Pull networking changes from Paolo Abeni:
"Core:
- Refactor the forward memory allocation to better cope with memory
pressure with many open sockets, moving from a per socket cache to
a per-CPU one
- Replace rwlocks with RCU for better fairness in ping, raw sockets
and IP multicast router.
- Network-side support for IO uring zero-copy send.
- A few skb drop reason improvements, including codegen the source
file with string mapping instead of using macro magic.

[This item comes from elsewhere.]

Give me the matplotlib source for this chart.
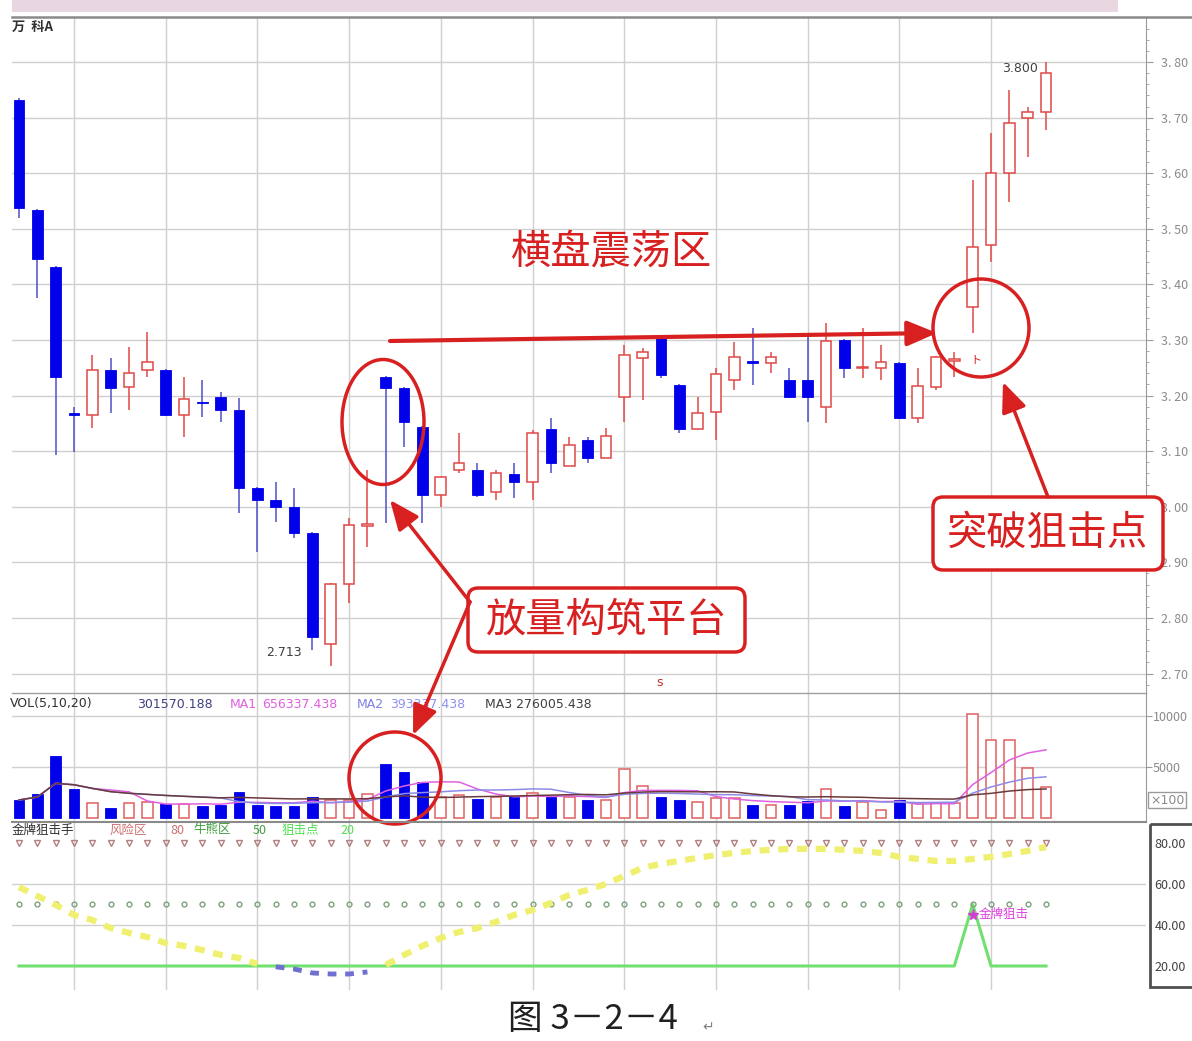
import numpy as np
import pandas as pd
import matplotlib
matplotlib.use("Agg")
import matplotlib.pyplot as plt
from matplotlib.patches import Ellipse, FancyBboxPatch, Rectangle

plt.rcParams['font.family'] = ['Noto Sans CJK SC', 'DejaVu Sans']

# daily K-line, 万科A
opens = [3.732, 3.534, 3.431, 3.167, 3.165, 3.246, 3.215, 3.246, 3.246, 3.165,
         3.188, 3.197, 3.174, 3.034, 3.012, 3.000, 2.953, 2.753, 2.861, 2.966,
         3.233, 3.214, 3.144, 3.021, 3.066, 3.066, 3.027, 3.059, 3.045, 3.140,
         3.073, 3.120, 3.088, 3.198, 3.268, 3.304, 3.219, 3.140, 3.171, 3.228,
         3.261, 3.259, 3.228, 3.228, 3.180, 3.300, 3.249, 3.250, 3.259, 3.160,
         3.216, 3.263, 3.359, 3.471, 3.600, 3.699, 3.710]
highs = [3.735, 3.536, 3.433, 3.179, 3.273, 3.268, 3.287, 3.314, 3.248, 3.233,
         3.228, 3.206, 3.196, 3.036, 3.045, 3.034, 2.955, 2.862, 2.980, 3.066,
         3.235, 3.216, 3.146, 3.056, 3.133, 3.079, 3.066, 3.079, 3.138, 3.160,
         3.126, 3.126, 3.142, 3.291, 3.286, 3.306, 3.221, 3.198, 3.250, 3.296,
         3.322, 3.279, 3.250, 3.309, 3.331, 3.302, 3.322, 3.291, 3.261, 3.250,
         3.271, 3.278, 3.588, 3.672, 3.750, 3.719, 3.800]
lows = [3.519, 3.376, 3.093, 3.099, 3.142, 3.169, 3.174, 3.233, 3.163, 3.126,
        3.162, 3.152, 2.989, 2.919, 2.973, 2.944, 2.742, 2.713, 2.827, 2.928,
        2.971, 3.108, 2.971, 3.000, 3.061, 3.018, 3.012, 3.016, 3.012, 3.061,
        3.073, 3.079, 3.088, 3.153, 3.192, 3.232, 3.133, 3.138, 3.120, 3.210,
        3.219, 3.241, 3.196, 3.153, 3.151, 3.232, 3.232, 3.228, 3.158, 3.151,
        3.210, 3.233, 3.313, 3.440, 3.548, 3.629, 3.678]
closes = [3.537, 3.446, 3.233, 3.165, 3.246, 3.214, 3.241, 3.260, 3.165, 3.194,
          3.186, 3.174, 3.034, 3.012, 3.000, 2.953, 2.766, 2.861, 2.967, 2.968,
          3.214, 3.153, 3.021, 3.054, 3.079, 3.021, 3.061, 3.045, 3.133, 3.079,
          3.111, 3.088, 3.127, 3.273, 3.278, 3.237, 3.140, 3.169, 3.239, 3.269,
          3.259, 3.270, 3.198, 3.198, 3.298, 3.250, 3.251, 3.261, 3.160, 3.217,
          3.269, 3.265, 3.467, 3.600, 3.690, 3.710, 3.780]
# volume (x100)
volumes = [1765, 2353, 6078, 2843, 1471, 980, 1471, 1569, 1373, 1373,
           1176, 1275, 2549, 1275, 1176, 1176, 2059, 1765, 1765, 2353,
           5294, 4510, 3529, 2059, 2255, 1863, 2059, 2157, 2451, 2059,
           2059, 1765, 1765, 4804, 3137, 2059, 1765, 1569, 1961, 1961,
           1275, 1275, 1275, 1667, 2843, 1176, 1569, 784, 1765, 1471,
           1471, 1471, 10196, 7647, 7647, 4902, 3016]
# 金牌狙击手 main line
jjsj = [58.5, 54.1, 49.8, 44.9, 42.4, 38.5, 36.1, 34.1, 31.2, 29.8,
        27.8, 25.4, 23.9, 21.0, 19.6, 18.5, 16.6, 16.1, 16.1, 17.1,
        20.5, 25.4, 29.8, 33.7, 36.6, 38.5, 41.5, 44.9, 47.3, 50.7,
        54.6, 57.1, 60.0, 63.9, 67.8, 69.8, 71.2, 72.7, 74.1, 75.1,
        76.1, 76.6, 77.1, 77.1, 77.1, 76.6, 76.1, 75.1, 73.2, 72.2,
        71.2, 71.2, 72.2, 73.2, 74.6, 76.1, 78.0]
# 狙击点 signal line
snipe = [20, 20, 20, 20, 20, 20, 20, 20, 20, 20,
         20, 20, 20, 20, 20, 20, 20, 20, 20, 20,
         20, 20, 20, 20, 20, 20, 20, 20, 20, 20,
         20, 20, 20, 20, 20, 20, 20, 20, 20, 20,
         20, 20, 20, 20, 20, 20, 20, 20, 20, 20,
         20, 20, 50, 20, 20, 20, 20]
risk_level = 80
bull_level = 50
price_ticks = [2.7, 2.8, 2.9, 3.0, 3.1, 3.2, 3.3, 3.4, 3.5, 3.6, 3.7, 3.8]
vol_ticks = [5000, 10000]
ind_ticks = [20, 40, 60, 80]

RED = '#e04848'
BLUE = '#0000ea'
ARED = '#d82020'
GRID = '#d0d0d0'

W, H = 1192, 1041
fig = plt.figure(figsize=(W / 100, H / 100), dpi=100)
fig.patch.set_facecolor('white')


def box(x0, y0, x1, y1):
    return [x0 / W, 1 - y1 / H, (x1 - x0) / W, (y1 - y0) / H]


ax = fig.add_axes(box(12, 17, 1146, 693))
axv = fig.add_axes(box(12, 693, 1146, 822))
axi = fig.add_axes(box(12, 822, 1146, 990))

x = np.arange(len(opens))
grid_x = x[3::5]
for a in (ax, axv, axi):
    a.set_xlim(-0.38, 61.45)
    a.set_xticks([])
    for s in ('left', 'top', 'bottom'):
        a.spines[s].set_visible(False)
    a.spines['right'].set_color('#9a9a9a')
    for gx in grid_x:
        a.axvline(gx, color=GRID, lw=1, zorder=0)

# ---- price panel
for i in x:
    o, h, l, c = opens[i], highs[i], lows[i], closes[i]
    if c >= o:
        ax.vlines(i, l, h, color=RED, lw=1.1, zorder=2)
        ax.bar(i, max(c - o, 0.003), 0.58, bottom=o, facecolor='white',
               edgecolor=RED, lw=1.1, zorder=3)
    else:
        ax.vlines(i, l, h, color='#5050c8', lw=1.1, zorder=2)
        ax.bar(i, max(o - c, 0.003), 0.58, bottom=c, facecolor=BLUE,
               edgecolor=BLUE, lw=0.6, zorder=3)
ax.set_ylim(2.665, 3.881)
ax.yaxis.tick_right()
ax.set_yticks(price_ticks)
ax.set_yticklabels([f"{t:.2f}".replace('.', '. ') for t in price_ticks])
ax.set_yticks(np.arange(2.68, 3.87, 0.02), minor=True)
ax.tick_params(axis='y', which='major', length=5, color='#9a9a9a',
               labelcolor='#8a8a8a', labelsize=9, pad=6)
ax.tick_params(axis='y', which='minor', length=2, color='#9a9a9a')
for t in price_ticks:
    ax.axhline(t, color=GRID, lw=1, zorder=0)

imax = int(np.argmax(highs))
imin = int(np.argmin(lows))
ax.text(imax - 2.4, highs[imax] - 0.012, f"{highs[imax]:.3f}", color='#404040',
        fontsize=9, family='DejaVu Sans', va='center')
ax.text(imin - 3.5, lows[imin] + 0.025, f"{lows[imin]:.3f}", color='#404040',
        fontsize=9, family='DejaVu Sans', va='center')
ax.text(52.2, lows[52] - 0.05, 'ト', color=ARED, fontsize=8, ha='center', va='center')

# ---- volume panel
vol = pd.Series(volumes, dtype=float)
for i in x:
    if closes[i] >= opens[i]:
        axv.bar(i, volumes[i], 0.58, facecolor='white', edgecolor='#e06060', lw=1.1, zorder=3)
    else:
        axv.bar(i, volumes[i], 0.58, facecolor=BLUE, edgecolor=BLUE, lw=0.6, zorder=3)
axv.plot(x, vol.rolling(5, min_periods=1).mean(), color='#e060e0', lw=1.1, zorder=4)
axv.plot(x, vol.rolling(10, min_periods=1).mean(), color='#8c8ce8', lw=1.1, zorder=4)
axv.plot(x, vol.rolling(20, min_periods=1).mean(), color='#6a3a3a', lw=1.1, zorder=4)
axv.set_ylim(-392, 12255)
axv.yaxis.tick_right()
axv.set_yticks(vol_ticks)
axv.set_yticklabels([str(v) for v in vol_ticks])
axv.tick_params(axis='y', length=4, color='#9a9a9a', labelcolor='#8a8a8a',
                labelsize=9, pad=1)
for v in vol_ticks:
    axv.axhline(v, color=GRID, lw=1, zorder=0)

# ---- 金牌狙击手 panel
jj = np.array(jjsj, dtype=float)
axi.plot(x, np.where(jj >= 20, jj, np.nan), color='#f0f070', lw=4.5,
         linestyle=(0, (1.6, 1.4)), solid_capstyle='butt', zorder=3)
axi.plot(x, np.where(jj < 20, jj, np.nan), color='#7070d0', lw=3.5,
         linestyle=(0, (1.8, 1.8)), zorder=3)
axi.plot(x, snipe, color='#70e070', lw=2.2, zorder=2)
axi.plot(x, [risk_level] * len(x), ls='none', marker='v', ms=4,
         color='#b08080', mfc='none', mew=1, zorder=2)
axi.plot(x, [bull_level] * len(x), ls='none', marker='o', ms=3.5,
         color='#80a080', mfc='none', mew=1, zorder=2)
isig = int(np.argmax(snipe))
axi.plot(isig, snipe[isig] - 5, marker='*', ms=8, color='#d040d0', zorder=5)
axi.text(isig + 0.3, snipe[isig] - 5, '金牌狙击', color='#e040e0', fontsize=9,
         va='center', zorder=5)
axi.set_ylim(8.3, 90.2)
axi.yaxis.tick_right()
axi.set_yticks(ind_ticks)
axi.set_yticklabels([f"{t:.2f}" for t in ind_ticks])
axi.tick_params(axis='y', length=0, labelcolor='#404040', labelsize=9, pad=6)
axi.spines['right'].set_visible(False)
for t in (40, 60):
    axi.axhline(t, color=GRID, lw=1, zorder=0)

# ---- overlay for frame, captions and marks drawn on the picture
ov = fig.add_axes([0, 0, 1, 1])
ov.set_xlim(0, W)
ov.set_ylim(H, 0)
ov.axis('off')
ov.patch.set_alpha(0)

ov.add_patch(Rectangle((12, 0), 1106, 12, color='#e8d6e1', lw=0))
ov.plot([12, W], [17, 17], color='#8a8a8a', lw=1.8)
ov.plot([12, 1146], [693, 693], color='#a0a0a0', lw=1)
ov.plot([12, 1146], [822, 822], color='#8a8a8a', lw=1.5)
ov.add_patch(Rectangle((1150, 824), 60, 163, fill=False, ec='#505050', lw=2))
ov.text(1150, 800, '×100', fontsize=9, color='#8a8a8a', va='center',
        family='DejaVu Sans',
        bbox=dict(boxstyle='square,pad=0.15', fc='white', ec='#9a9a9a', lw=1))
ov.text(12, 27, '万  科A', fontsize=9.5, weight='bold', color='#303030', va='center')

# headers
hy = 704
for tx, s, c in [(10, 'VOL(5,10,20)', '#303030'), (137, '301570.188', '#404080'),
                 (230, 'MA1', '#e060e0'), (262, '656337.438', '#e060e0'),
                 (357, 'MA2', '#8080e0'), (390, '393337.438', '#9090f0'),
                 (485, 'MA3 276005.438', '#404040')]:
    ov.text(tx, hy, s, fontsize=9, color=c, va='center', family='DejaVu Sans')
for tx, s, c in [(12, '金牌狙击手', '#303030'), (110, '风险区', '#d07070'),
                 (170, '80', '#d07070'), (193, '牛熊区', '#40a040'),
                 (253, '50', '#40a040'), (282, '狙击点', '#50e050'),
                 (340, '20', '#50e050')]:
    ov.text(tx, 830, s, fontsize=9, color=c, va='center')
ov.text(660, 682, 's', fontsize=9, color='#c03030', ha='center', va='center',
        family='DejaVu Sans')

# annotations
ov.text(612, 252, '横盘震荡区', fontsize=29, color=ARED, ha='center', va='center')
ov.annotate('', xy=(937, 333), xytext=(390, 341),
            arrowprops=dict(arrowstyle='-|>,head_length=1.3,head_width=0.55',
                            lw=3, color=ARED, shrinkA=0, shrinkB=0, mutation_scale=14))
ov.add_patch(Ellipse((383, 422), 82, 125, fill=False, ec=ARED, lw=2.5))
ov.add_patch(Ellipse((981, 328), 96, 98, fill=False, ec=ARED, lw=2.5))
ov.add_patch(Ellipse((395, 778), 92, 92, fill=False, ec=ARED, lw=2.5))

ov.add_patch(FancyBboxPatch((468, 588), 277, 64,
                            boxstyle='round,pad=0,rounding_size=10',
                            fc='white', ec=ARED, lw=2.5))
ov.text(606, 620, '放量构筑平台', fontsize=29, color=ARED, ha='center', va='center')
for tip in [(390, 500), (413, 735)]:
    ov.annotate('', xy=tip, xytext=(470, 602),
                arrowprops=dict(arrowstyle='-|>,head_length=1.3,head_width=0.55',
                                lw=2.5, color=ARED, shrinkA=0, shrinkB=0,
                                mutation_scale=14))

ov.add_patch(FancyBboxPatch((933, 497), 230, 73,
                            boxstyle='round,pad=0,rounding_size=10',
                            fc='white', ec=ARED, lw=2.5))
ov.text(1047, 533, '突破狙击点', fontsize=29, color=ARED, ha='center', va='center')
ov.annotate('', xy=(1003, 382), xytext=(1048, 497),
            arrowprops=dict(arrowstyle='-|>,head_length=1.3,head_width=0.55',
                            lw=2.5, color=ARED, shrinkA=0, shrinkB=0, mutation_scale=14))

ov.text(508, 1020, '图 3－2－4', fontsize=25, color='#202020', va='center')
ov.text(702, 1027, '↵', fontsize=10, color='#808080', va='center', family='DejaVu Sans')

fig.savefig('out.png', dpi=100)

- Rename reference tracking helpers to a more consistent netdev_*
schema.
- Adapt u64_stats_t type to address load/store tearing issues.
- Refine debug helper usage to reduce the log noise caused by bots.
BPF:
- Improve socket map performance, avoiding skb cloning on read
operation.
- Add support for 64 bits enum, to match types exposed by kernel.
- Introduce support for sleepable uprobes program.
- Introduce support for enum textual representation in libbpf.
- New helpers to implement synproxy with eBPF/XDP.
- Improve loop performances, inlining indirect calls when possible.
- Removed all the deprecated libbpf APIs.
- Implement new eBPF-based LSM flavor.
- Add type match support, which allow accurate queries to the eBPF
used types.
- A few TCP congetsion control framework usability improvements.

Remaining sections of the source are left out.